Why is it taking so long for the impact of low interest rates to show up significantly in insurance company financial results?
There are several reasons why it is taking so long for the impact of low interest rates to show up significantly in insurance company financial results.
For one, life insurance companies portfolios are of relatively long durations, which means that portfolio turnover in any given year represents only a relatively small portion of the portfolio. This means that much of the investment portfolio of insurers is earning new money rates of yesteryear when interest rates were higher.
Of course, low rates could trigger more prepayments and calls which could negatively impact investment income.
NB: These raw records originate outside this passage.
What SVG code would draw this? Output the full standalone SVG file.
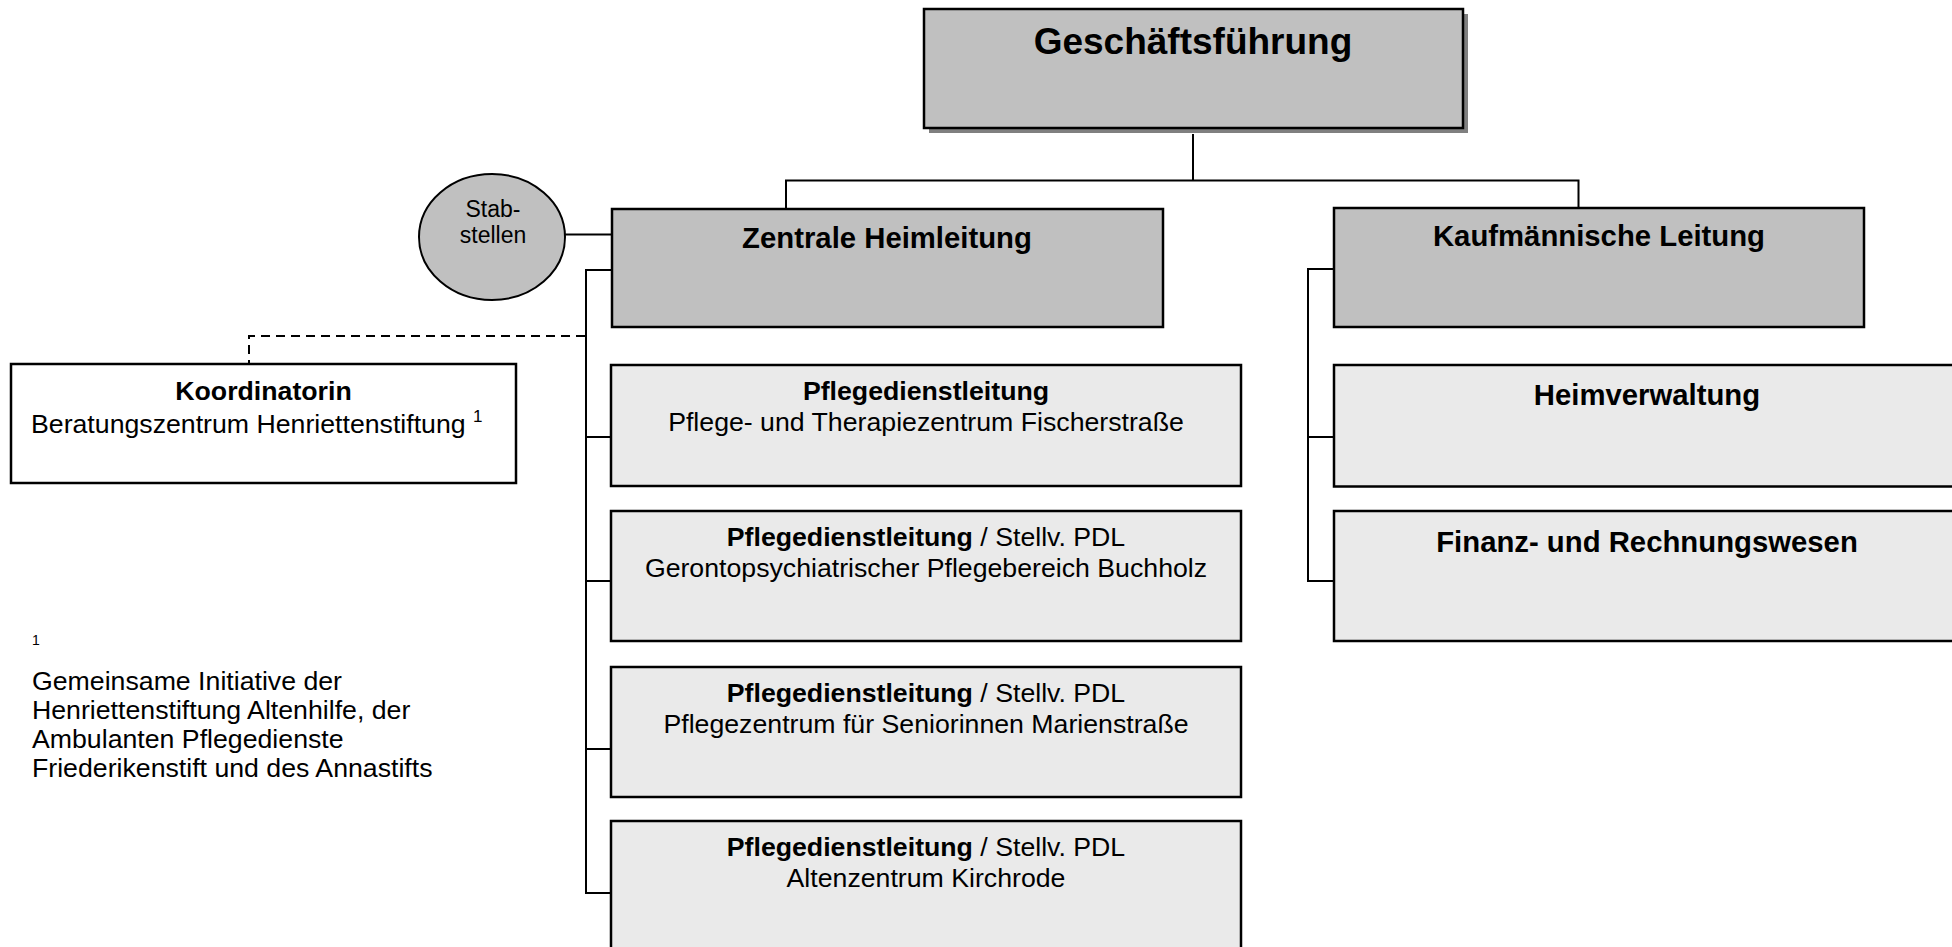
<svg xmlns="http://www.w3.org/2000/svg" width="1952" height="947" viewBox="0 0 1952 947">
<style>
.box{stroke:#000;stroke-width:2.5}
.dark{fill:#c0c0c0}
.light{fill:#eaeaea}
.white{fill:#fff}
.con{stroke:#000;stroke-width:2;fill:none}
.dash{stroke:#000;stroke-width:2;fill:none;stroke-dasharray:9 6}
text{font-family:"Liberation Sans",Arial,sans-serif;fill:#000}
.t1{font-size:37px;font-weight:bold}
.t2{font-size:29.3px;font-weight:bold}
.t3{font-size:26.7px}
.b{font-weight:bold}
.st{font-size:23px}
</style>
<rect width="1952" height="947" fill="#fff"/>
<g id="connectors">
<polyline class="con" points="1193,134 1193,180.5"/>
<polyline class="con" points="786,209 786,180.5 1578.5,180.5 1578.5,208"/>
<polyline class="con" points="565,234.5 612,234.5"/>
<polyline class="con" points="612,270 586,270 586,893 611,893"/>
<polyline class="con" points="586,437 611,437"/>
<polyline class="con" points="586,581 611,581"/>
<polyline class="con" points="586,749 611,749"/>
<polyline class="con" points="1334,269 1308,269 1308,581 1334,581"/>
<polyline class="con" points="1308,437 1334,437"/>
<polyline class="dash" points="585,336 249,336 249,364"/>
</g>
<g id="gf">
<rect x="929" y="14" width="539" height="119" fill="#808080"/>
<rect class="box dark" x="924" y="9" width="539" height="119"/>
<text class="t1" x="1193" y="54" text-anchor="middle">Geschäftsführung</text>
</g>
<g id="stab">
<ellipse class="dark" cx="492" cy="237" rx="73" ry="63" stroke="#000" stroke-width="2"/>
<text class="st" x="493" y="217" text-anchor="middle">Stab-</text>
<text class="st" x="493" y="243" text-anchor="middle">stellen</text>
</g>
<g id="zentrale">
<rect class="box dark" x="612" y="209" width="551" height="118"/>
<text class="t2" x="887" y="248" text-anchor="middle">Zentrale Heimleitung</text>
</g>
<g id="kaufm">
<rect class="box dark" x="1334" y="208" width="530" height="119"/>
<text class="t2" x="1599" y="246" text-anchor="middle">Kaufmännische Leitung</text>
</g>
<g id="koord">
<rect class="box white" x="11" y="364" width="505" height="119"/>
<text class="t3 b" x="263.5" y="400" text-anchor="middle">Koordinatorin</text>
<text class="t3" x="31" y="433">Beratungszentrum Henriettenstiftung <tspan font-size="17" dy="-11">1</tspan></text>
</g>
<g id="pdl1">
<rect class="box light" x="611" y="365" width="630" height="121"/>
<text class="t3" x="926" y="400" text-anchor="middle"><tspan class="b">Pflegedienstleitung</tspan></text>
<text class="t3" x="926" y="431" text-anchor="middle">Pflege- und Therapiezentrum Fischerstraße</text>
</g>
<g id="pdl2">
<rect class="box light" x="611" y="511" width="630" height="130"/>
<text class="t3" x="926" y="546" text-anchor="middle"><tspan class="b">Pflegedienstleitung</tspan> / Stellv. PDL</text>
<text class="t3" x="926" y="577" text-anchor="middle">Gerontopsychiatrischer Pflegebereich Buchholz</text>
</g>
<g id="pdl3">
<rect class="box light" x="611" y="667" width="630" height="130"/>
<text class="t3" x="926" y="702" text-anchor="middle"><tspan class="b">Pflegedienstleitung</tspan> / Stellv. PDL</text>
<text class="t3" x="926" y="733" text-anchor="middle">Pflegezentrum für Seniorinnen Marienstraße</text>
</g>
<g id="pdl4">
<rect class="box light" x="611" y="821" width="630" height="140"/>
<text class="t3" x="926" y="856" text-anchor="middle"><tspan class="b">Pflegedienstleitung</tspan> / Stellv. PDL</text>
<text class="t3" x="926" y="887" text-anchor="middle">Altenzentrum Kirchrode</text>
</g>
<g id="heimverw">
<rect class="box light" x="1334" y="365" width="630" height="121.5"/>
<text class="t2" x="1647" y="404.5" text-anchor="middle">Heimverwaltung</text>
</g>
<g id="finanz">
<rect class="box light" x="1334" y="511" width="630" height="130"/>
<text class="t2" x="1647" y="551.5" text-anchor="middle">Finanz- und Rechnungswesen</text>
</g>
<g id="footnote">
<text x="32" y="645" font-size="14">1</text>
<text class="t3" x="32" y="690">Gemeinsame Initiative der</text>
<text class="t3" x="32" y="719">Henriettenstiftung Altenhilfe, der</text>
<text class="t3" x="32" y="748">Ambulanten Pflegedienste</text>
<text class="t3" x="32" y="777">Friederikenstift und des Annastifts</text>
</g>
</svg>
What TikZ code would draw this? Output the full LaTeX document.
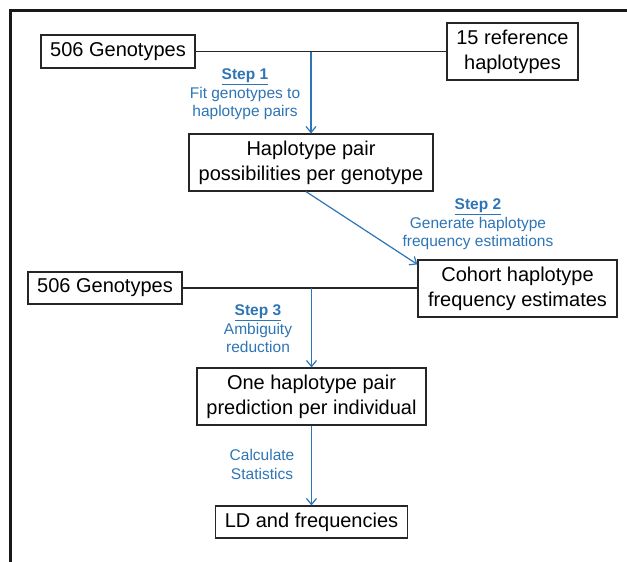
\documentclass[tikz,border=0pt]{standalone}
\usepackage{fontspec}
\setmainfont{Liberation Sans}
\usetikzlibrary{arrows.meta}
\definecolor{stepblue}{RGB}{46,117,182}
\begin{document}
\begin{tikzpicture}[x=1pt,y=1pt,
  box/.style={draw=black!85,line width=1.2pt,inner sep=0pt,align=center,
    font=\fontsize{20}{25}\selectfont,text=black},
  lbl/.style={align=center,text=stepblue,font=\fontsize{15.5}{18.5}\selectfont},
  conn/.style={draw=black!85,line width=1.2pt},
  arr/.style={draw=stepblue,line width=1.2pt,-{Straight Barb[length=6pt,width=10pt]}}]
\useasboundingbox (0,0) rectangle (627,-562);
\fill[white] (0,0) rectangle (627,-562);
% outer frame (left and top edges)
\draw[line width=3pt,black!90] (10,-562) -- (10,-10) -- (627,-10);
% boxes
\node[box,minimum width=154pt,minimum height=33pt] (g1) at (118,-51.5) {506 Genotypes};
\node[box,minimum width=131pt,minimum height=57pt] (ref) at (512.5,-51.5) {15 reference\\haplotypes};
\node[box,minimum width=244pt,minimum height=57pt] (hap) at (311,-162.5) {Haplotype pair\\possibilities per genotype};
\node[box,minimum width=199pt,minimum height=57pt] (coh) at (517.5,-288.5) {Cohort haplotype\\frequency estimates};
\node[box,minimum width=154pt,minimum height=32pt] (g2) at (105,-288) {506 Genotypes};
\node[box,minimum width=229pt,minimum height=57pt] (one) at (311.5,-396.5) {One haplotype pair\\prediction per individual};
\node[box,minimum width=192pt,minimum height=32pt] (ld) at (311.5,-522) {LD and frequencies};
% junctions
\coordinate (j1) at (311,-51.5);
\coordinate (j2) at (311.5,-288);
% connectors
\draw[conn] (g1.east) -- (ref.west);
\draw[arr] (j1) -- (hap.north);
\draw[arr] ([xshift=-5pt]hap.south) -- ([yshift=-5pt]coh.north west);
\draw[conn] (g2.east) -- (g2.east -| coh.west);
\draw[arr] (j2) -- (one.north);
\draw[arr] (one.south) -- (ld.north);
% labels
\node[lbl] (s1) at (245,-94.5) {\textbf{\underline{Step 1}}\\Fit genotypes to\\haplotype pairs};
\node[lbl] (s2) at (478,-224.5) {\textbf{\underline{Step 2}}\\Generate haplotype\\frequency estimations};
\node[lbl] (s3) at (258,-329) {\textbf{\underline{Step 3}}\\Ambiguity\\reduction};
\node[lbl] (s4) at (262,-464.5) {Calculate\\Statistics};
\end{tikzpicture}
\end{document}
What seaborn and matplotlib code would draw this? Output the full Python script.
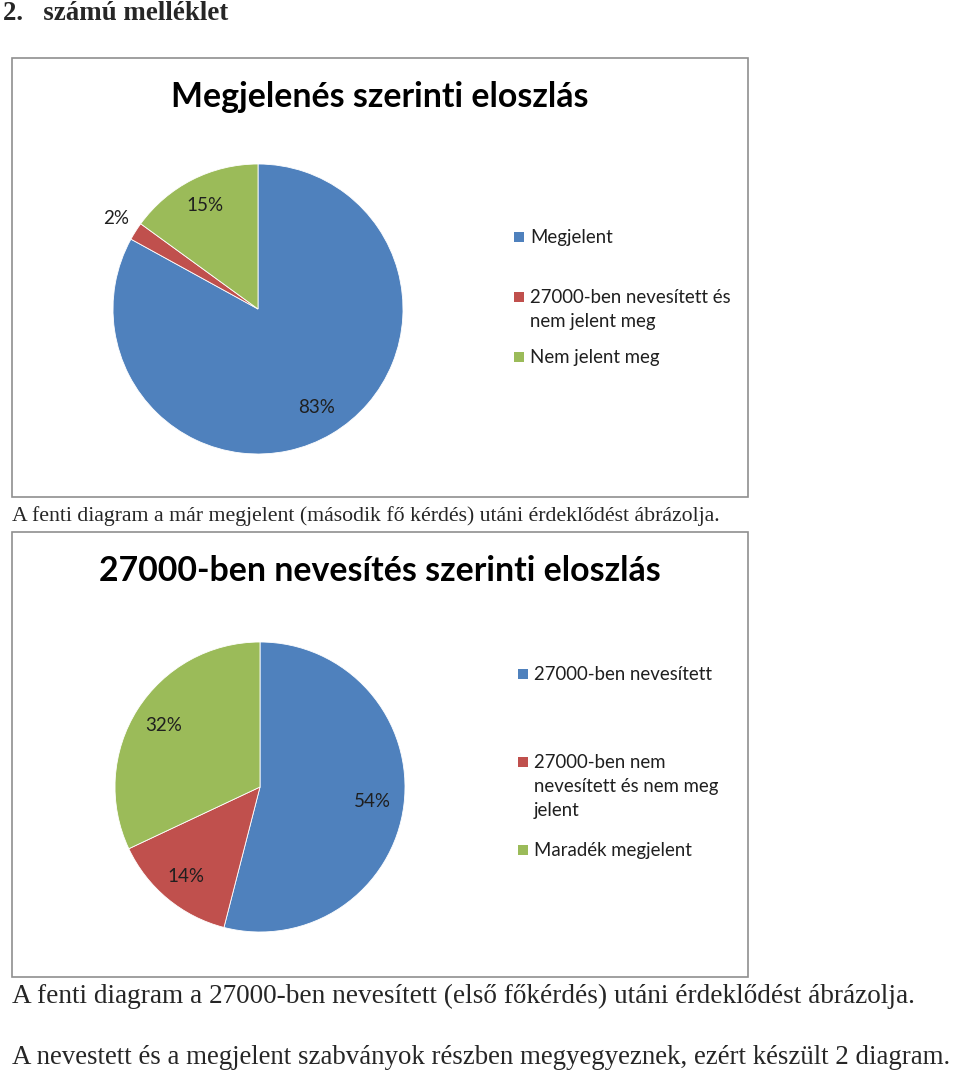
import matplotlib
matplotlib.use("Agg")
import matplotlib.pyplot as plt
from matplotlib.patches import Rectangle
import numpy as np
import seaborn as sns

# data
labels1 = ["Megjelent", "27000-ben nevesített és\nnem jelent meg", "Nem jelent meg"]
values1 = [83, 2, 15]
labels2 = ["27000-ben nevesített", "27000-ben nem\nnevesített és nem meg\njelent", "Maradék megjelent"]
values2 = [54, 14, 32]

title1 = "Megjelenés szerinti eloszlás"
title2 = "27000-ben nevesítés szerinti eloszlás"
heading = "2.   számú melléklet"
caption1 = "A fenti diagram a már megjelent (második fő kérdés) utáni érdeklődést ábrázolja."
caption2 = "A fenti diagram a 27000-ben nevesített (első főkérdés) utáni érdeklődést ábrázolja."
caption3 = "A nevestett és a megjelent szabványok részben megyegyeznek, ezért készült 2 diagram."

sns.set_theme(style="white")
colors = sns.color_palette(["#4F81BD", "#C0504D", "#9BBB59"])
plt.rcParams["font.family"] = ["Lato", "DejaVu Sans"]

W, H = 960, 1073
fig = plt.figure(figsize=(W / 100, H / 100), dpi=100)
fig.patch.set_facecolor("white")


def fx(x):
    return x / W


def fy(y):
    return 1 - y / H


def draw_chart(top, bottom, title, title_y, center, labels, values, pct_dist, leg_x, leg_y):
    # chart frame
    fig.add_artist(Rectangle((fx(12), fy(bottom)), fx(748) - fx(12), fy(top) - fy(bottom),
                             transform=fig.transFigure, fill=False, edgecolor="#8f8f8f", lw=1.2))
    fig.text(fx(380), fy(title_y), title, ha="center", va="center",
             fontsize=24.4, fontweight="bold", color="black")

    r = 145
    cx, cy = center
    ax = fig.add_axes([fx(cx - r), fy(cy + r), 2 * r / W, 2 * r / H])
    wedges, _ = ax.pie(values, colors=colors, startangle=90, counterclock=False,
                       wedgeprops=dict(edgecolor="white", linewidth=0.6))
    ax.set_xlim(-1, 1)
    ax.set_ylim(-1, 1)
    ax.axis("off")

    # percentage labels at the middle angle of each slice
    total = sum(values)
    start = 90.0
    for v, d in zip(values, pct_dist):
        span = v / total * 360
        mid = np.deg2rad(start - span / 2)
        start -= span
        ax.text(d * np.cos(mid), d * np.sin(mid), f"{v}%", ha="center", va="center",
                fontsize=13.5, color="#1f1f1f")

    # legend, square aligned with first text line
    for w, lab, ly in zip(wedges, labels, leg_y):
        fig.add_artist(Rectangle((fx(leg_x), fy(ly + 5)), 10 / W, 10 / H,
                                 transform=fig.transFigure, facecolor=w.get_facecolor(),
                                 edgecolor="none"))
        fig.text(fx(leg_x + 16), fy(ly - 8), lab, ha="left", va="top",
                 fontsize=13.4, color="#1f1f1f", linespacing=1.5)


draw_chart(58, 497, title1, 97, (258, 309), labels1, values1, [0.79, 1.16, 0.8],
           514, [237, 297, 357])
draw_chart(532, 977, title2, 571, (260, 787), labels2, values2, [0.78, 0.8, 0.79],
           518, [674, 762, 850])

serif = ["Liberation Serif", "DejaVu Serif"]
fig.text(fx(3), fy(13), heading, ha="left", va="center", fontsize=19.4,
         fontweight="bold", family=serif)
fig.text(fx(12), fy(516), caption1, ha="left", va="center", fontsize=15.7, family=serif)
fig.text(fx(12), fy(996), caption2, ha="left", va="center", fontsize=19.6, family=serif)
fig.text(fx(12), fy(1058), caption3, ha="left", va="center", fontsize=19.4, family=serif)

fig.savefig("out.png", dpi=100, facecolor="white")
In addition, disciplined asset liability management practiced by many insurance companies helps immunize them from interest rate movements. We have also observed aggressive crediting rate management on the part of companies to lower interest credited to annuity contract holders as new money rates dip; this helps to mitigate spread compression.
Additionally, U.S. accounting both on the statutory and on the GAAP side promote delayed recognition of losses. On the statutory side, cash flow testing is very assumption-dependent and those assumptions are set by the companies; thus, on the whole, assumptions are typically not overly conservative.
On the GAAP side, mean reversion formulas for interest rates allow companies to use interest rate assumptions in future years that revert to historical means, which cushions the blow of current low interest rates as historical interest rates were much higher than those currently experienced.
Normal GAAP DAC unlocking also smoothes the impact over time.
By contrast, Canadian companies that report under CGAAP/IFRS accounting generally see the immediate impact of low interest rates since they essentially mark-to-market their liabilities every quarter; this also introduces much more volatility in their reported results, which can be difficult to interpret.